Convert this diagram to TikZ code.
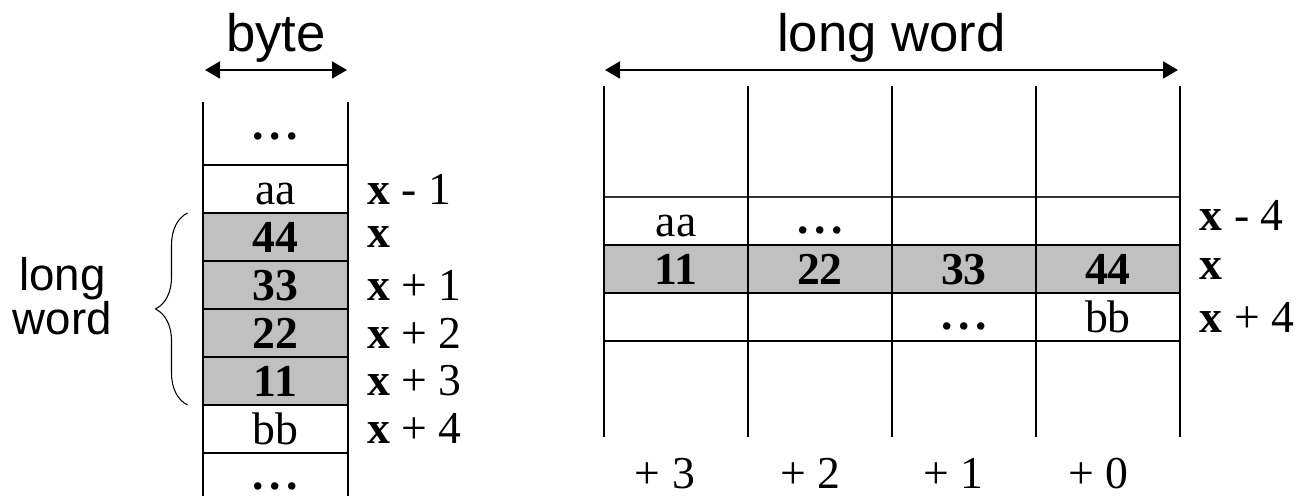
\documentclass[tikz,border=0pt]{standalone}
\usepackage{fontspec}
\setmainfont{Liberation Serif}
\setsansfont{Liberation Sans}
\usepackage{tikz}
\usetikzlibrary{positioning, arrows.meta, calc, decorations.pathreplacing}
\definecolor{wordgray}{RGB}{192,192,192}
\newcommand{\cdotsrow}{\textbf{.\kern0.12em.\kern0.12em.}}

\begin{document}
\begin{tikzpicture}[
  x=0.02cm, y=-0.02cm,            % one unit = one pixel, y grows downwards
  node distance=0pt,
  line width=1.1pt,
  cell/.style={draw, minimum width=2.88cm, minimum height=0.96cm, inner sep=0pt, outer sep=0pt,
               font=\fontsize{26}{26}\selectfont, text height=17.8pt, text depth=0pt},
  hot/.style={cell, fill=wordgray, font=\fontsize{26}{26}\selectfont\bfseries},
  thin/.style={cell, draw=black!80, line width=0.9pt},
  dotcell/.style={cell, text height=14pt},
  addr/.style={font=\fontsize{26}{26}\selectfont, inner sep=0pt},
  title/.style={font=\fontsize{30}{30}\sffamily\selectfont, inner sep=0pt},
  >={Triangle[length=0.3cm, width=0.34cm]}
]
  \useasboundingbox (0,0) rectangle (1301,496);

  % --- byte column: \node (id) [position] {value}; ---
  \node[cell] (baa) at (275.5,189) {aa};
  \node[hot]  (b44) [below=of baa] {44};
  \node[hot]  (b33) [below=of b44] {33};
  \node[hot]  (b22) [below=of b33] {22};
  \node[hot]  (b11) [below=of b22] {11};
  \node[cell] (bbb) [below=of b11] {bb};
  \node[addr] (btop) at (275.5,136) {\cdotsrow};
  \node[addr] (bbot) at (275.5,486) {\cdotsrow};
  \draw (203,102) -- (203,496);
  \draw (348,102) -- (348,496);

  % --- addresses of the bytes ---
  \node[addr] (am1) [right=0.38cm of baa] {\textbf{x} - 1};
  \node[addr] (a0)  [right=0.38cm of b44] {\textbf{x}};
  \node[addr] (a1)  [right=0.38cm of b33] {\textbf{x} + 1};
  \node[addr] (a2)  [right=0.38cm of b22] {\textbf{x} + 2};
  \node[addr] (a3)  [right=0.38cm of b11] {\textbf{x} + 3};
  \node[addr] (a4)  [right=0.38cm of bbb] {\textbf{x} + 4};

  % --- width of one byte ---
  \coordinate (bl) at (205,70);
  \coordinate (br) at (347,70);
  \draw[<->] (bl) -- node[title, above=0.14cm] (byte) {byte} (br);

  % --- brace round the long word ---
  \draw[line width=0.6pt, decorate, decoration={brace, amplitude=0.64cm}]
    ($(b11.south west)+(-16,0)$) -- node[title, font=\fontsize{26}{24}\sffamily\selectfont,
    align=center, left=1.5cm, yshift=0.25cm] (lw) {long\\word} ($(b44.north west)+(-16,0)$);

  % --- long word grid ---
  \node[thin] (r1c1) at (676,221) {aa};
  \node[thin, dotcell] (r1c2) [right=of r1c1] {\cdotsrow};
  \node[thin] (r1c3) [right=of r1c2] {};
  \node[thin] (r1c4) [right=of r1c3] {};
  \node[hot]  (r2c1) [below=of r1c1] {11};
  \node[hot]  (r2c2) [right=of r2c1] {22};
  \node[hot]  (r2c3) [right=of r2c2] {33};
  \node[hot]  (r2c4) [right=of r2c3] {44};
  \node[cell] (r3c1) [below=of r2c1] {};
  \node[cell] (r3c2) [right=of r3c1] {};
  \node[cell, dotcell] (r3c3) [right=of r3c2] {\cdotsrow};
  \node[cell] (r3c4) [right=of r3c3] {bb};
  \foreach \x in {604,748,892,1036,1180}
    \draw (\x,86) -- (\x,437);

  % --- addresses of the long words ---
  \node[addr] (wm4) [right=0.38cm of r1c4, yshift=0.12cm] {\textbf{x} - 4};
  \node[addr] (w0)  [right=0.38cm of r2c4] {\textbf{x}};
  \node[addr] (w4)  [right=0.38cm of r3c4] {\textbf{x} + 4};

  % --- byte offsets ---
  \node[addr, anchor=base] (o3) at (665,488) {+ 3};
  \node[addr, anchor=base] (o2) at (810,488) {+ 2};
  \node[addr, anchor=base] (o1) at (953,488) {+ 1};
  \node[addr, anchor=base] (o0) at (1098,488) {+ 0};

  % --- width of one long word ---
  \coordinate (wl) at (605,70);
  \coordinate (wr) at (1178,70);
  \draw[<->] (wl) -- node[title, above=0.14cm] (lword) {long word} (wr);
\end{tikzpicture}
\end{document}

----

■ Exercise brief
Repeat the data exactly, excluding the pictures.

■ Expected output
Convert this diagram to TikZ code.
\documentclass[tikz,border=0pt]{standalone}
\usepackage{fontspec}
\setmainfont{Liberation Serif}
\setsansfont{Liberation Sans}
\usepackage{tikz}
\usetikzlibrary{positioning, arrows.meta, calc, decorations.pathreplacing}
\definecolor{wordgray}{RGB}{192,192,192}
\newcommand{\cdotsrow}{\textbf{.\kern0.12em.\kern0.12em.}}

\begin{document}
\begin{tikzpicture}[
  x=0.02cm, y=-0.02cm,            % one unit = one pixel, y grows downwards
  node distance=0pt,
  line width=1.1pt,
  cell/.style={draw, minimum width=2.88cm, minimum height=0.96cm, inner sep=0pt, outer sep=0pt,
               font=\fontsize{26}{26}\selectfont, text height=17.8pt, text depth=0pt},
  hot/.style={cell, fill=wordgray, font=\fontsize{26}{26}\selectfont\bfseries},
  thin/.style={cell, draw=black!80, line width=0.9pt},
  dotcell/.style={cell, text height=14pt},
  addr/.style={font=\fontsize{26}{26}\selectfont, inner sep=0pt},
  title/.style={font=\fontsize{30}{30}\sffamily\selectfont, inner sep=0pt},
  >={Triangle[length=0.3cm, width=0.34cm]}
]
  \useasboundingbox (0,0) rectangle (1301,496);

  % --- byte column: \node (id) [position] {value}; ---
  \node[cell] (baa) at (275.5,189) {aa};
  \node[hot]  (b44) [below=of baa] {44};
  \node[hot]  (b33) [below=of b44] {33};
  \node[hot]  (b22) [below=of b33] {22};
  \node[hot]  (b11) [below=of b22] {11};
  \node[cell] (bbb) [below=of b11] {bb};
  \node[addr] (btop) at (275.5,136) {\cdotsrow};
  \node[addr] (bbot) at (275.5,486) {\cdotsrow};
  \draw (203,102) -- (203,496);
  \draw (348,102) -- (348,496);

  % --- addresses of the bytes ---
  \node[addr] (am1) [right=0.38cm of baa] {\textbf{x} - 1};
  \node[addr] (a0)  [right=0.38cm of b44] {\textbf{x}};
  \node[addr] (a1)  [right=0.38cm of b33] {\textbf{x} + 1};
  \node[addr] (a2)  [right=0.38cm of b22] {\textbf{x} + 2};
  \node[addr] (a3)  [right=0.38cm of b11] {\textbf{x} + 3};
  \node[addr] (a4)  [right=0.38cm of bbb] {\textbf{x} + 4};

  % --- width of one byte ---
  \coordinate (bl) at (205,70);
  \coordinate (br) at (347,70);
  \draw[<->] (bl) -- node[title, above=0.14cm] (byte) {byte} (br);

  % --- brace round the long word ---
  \draw[line width=0.6pt, decorate, decoration={brace, amplitude=0.64cm}]
    ($(b11.south west)+(-16,0)$) -- node[title, font=\fontsize{26}{24}\sffamily\selectfont,
    align=center, left=1.5cm, yshift=0.25cm] (lw) {long\\word} ($(b44.north west)+(-16,0)$);

  % --- long word grid ---
  \node[thin] (r1c1) at (676,221) {aa};
  \node[thin, dotcell] (r1c2) [right=of r1c1] {\cdotsrow};
  \node[thin] (r1c3) [right=of r1c2] {};
  \node[thin] (r1c4) [right=of r1c3] {};
  \node[hot]  (r2c1) [below=of r1c1] {11};
  \node[hot]  (r2c2) [right=of r2c1] {22};
  \node[hot]  (r2c3) [right=of r2c2] {33};
  \node[hot]  (r2c4) [right=of r2c3] {44};
  \node[cell] (r3c1) [below=of r2c1] {};
  \node[cell] (r3c2) [right=of r3c1] {};
  \node[cell, dotcell] (r3c3) [right=of r3c2] {\cdotsrow};
  \node[cell] (r3c4) [right=of r3c3] {bb};
  \foreach \x in {604,748,892,1036,1180}
    \draw (\x,86) -- (\x,437);

  % --- addresses of the long words ---
  \node[addr] (wm4) [right=0.38cm of r1c4, yshift=0.12cm] {\textbf{x} - 4};
  \node[addr] (w0)  [right=0.38cm of r2c4] {\textbf{x}};
  \node[addr] (w4)  [right=0.38cm of r3c4] {\textbf{x} + 4};

  % --- byte offsets ---
  \node[addr, anchor=base] (o3) at (665,488) {+ 3};
  \node[addr, anchor=base] (o2) at (810,488) {+ 2};
  \node[addr, anchor=base] (o1) at (953,488) {+ 1};
  \node[addr, anchor=base] (o0) at (1098,488) {+ 0};

  % --- width of one long word ---
  \coordinate (wl) at (605,70);
  \coordinate (wr) at (1178,70);
  \draw[<->] (wl) -- node[title, above=0.14cm] (lword) {long word} (wr);
\end{tikzpicture}
\end{document}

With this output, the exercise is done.